# Page:Über einen die Erzeugung und Verwandlung des Lichtes betreffenden heuristischen Gesichtspunkt.pdf/10

The latter equation expresses that the states of the two systems are independent.

From these equations it follows:

${\displaystyle \phi (W_{1}\cdot W_{2})=\phi _{1}(W_{1})+\phi _{2}(W_{2})}$

and hence finally

{\displaystyle {\begin{aligned}\phi _{1}(W_{1})&=C\lg(W_{1})+const.\ ,\\\phi _{2}(W_{2})&=C\lg(W_{2})+const.\ ,\\\phi (W)&=C\lg(W)+const.\end{aligned}}}

The quantity C is also a universal constant; it follows from kinetic gas theory, where the constants R and N have the same meaning as above. Denoting the entropy at a particular starting state as S0, and the relative probability of a state with entropy S as W we have in general:

${\displaystyle S-S_{0}={\frac {R}{N}}\lg W.}$

We now consider the following special case. Let a number (n) of movable points (for example molecules) be present in a volume v0, these points will be the subject of our considerations. Other than these, arbitrarily many other movable points can be present. As to the law that describes how the considered points move around in the space the only assumption is that no part of the space (and no direction) is favored over others. The number of the (first-mentioned) points that we are considering is so small that mutual interactions are negligible.

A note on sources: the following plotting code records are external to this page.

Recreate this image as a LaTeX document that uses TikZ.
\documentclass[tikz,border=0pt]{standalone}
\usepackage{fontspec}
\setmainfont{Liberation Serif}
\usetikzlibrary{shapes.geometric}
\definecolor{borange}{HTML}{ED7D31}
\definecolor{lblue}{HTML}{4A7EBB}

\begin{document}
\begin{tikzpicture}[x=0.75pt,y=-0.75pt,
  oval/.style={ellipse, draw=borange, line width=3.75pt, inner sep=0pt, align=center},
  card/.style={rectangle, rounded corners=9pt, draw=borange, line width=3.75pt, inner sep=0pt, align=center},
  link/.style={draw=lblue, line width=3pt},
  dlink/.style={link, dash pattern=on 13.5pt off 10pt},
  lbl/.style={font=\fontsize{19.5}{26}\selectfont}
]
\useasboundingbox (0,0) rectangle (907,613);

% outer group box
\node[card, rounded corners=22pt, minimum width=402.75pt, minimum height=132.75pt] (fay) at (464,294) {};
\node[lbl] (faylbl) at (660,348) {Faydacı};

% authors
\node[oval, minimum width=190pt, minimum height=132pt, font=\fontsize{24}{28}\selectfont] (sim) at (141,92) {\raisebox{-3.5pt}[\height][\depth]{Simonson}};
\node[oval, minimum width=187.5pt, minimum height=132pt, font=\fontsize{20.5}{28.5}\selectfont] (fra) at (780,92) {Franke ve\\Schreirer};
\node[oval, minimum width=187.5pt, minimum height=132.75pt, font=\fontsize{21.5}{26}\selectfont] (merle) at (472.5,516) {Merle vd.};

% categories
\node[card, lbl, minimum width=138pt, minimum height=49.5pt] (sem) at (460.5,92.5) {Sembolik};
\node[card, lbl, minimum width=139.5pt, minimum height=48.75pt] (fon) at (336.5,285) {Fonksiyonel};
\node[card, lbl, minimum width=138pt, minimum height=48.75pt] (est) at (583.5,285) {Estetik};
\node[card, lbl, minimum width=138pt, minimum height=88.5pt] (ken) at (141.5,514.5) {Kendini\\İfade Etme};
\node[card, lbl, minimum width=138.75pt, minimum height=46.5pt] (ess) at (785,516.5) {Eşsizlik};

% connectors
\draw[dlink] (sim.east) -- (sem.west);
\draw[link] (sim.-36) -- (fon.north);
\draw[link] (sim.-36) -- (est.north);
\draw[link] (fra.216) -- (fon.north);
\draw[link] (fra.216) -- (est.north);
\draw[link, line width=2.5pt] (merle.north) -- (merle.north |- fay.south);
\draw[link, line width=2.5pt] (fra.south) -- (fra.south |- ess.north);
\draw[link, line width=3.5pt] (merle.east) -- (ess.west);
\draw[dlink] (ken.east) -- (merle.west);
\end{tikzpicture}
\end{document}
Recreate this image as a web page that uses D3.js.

The system considered, which can be for example an ideal gas or a diluted solution, has a certain entropy. We take a part of the volume v0 with a size of v and we think of all n movable points displaced to that volume v, with otherwise no change of the system. Clearly this state has another entropy (S), and here we want to determine that entropy difference with the help of Boltzmann's principle.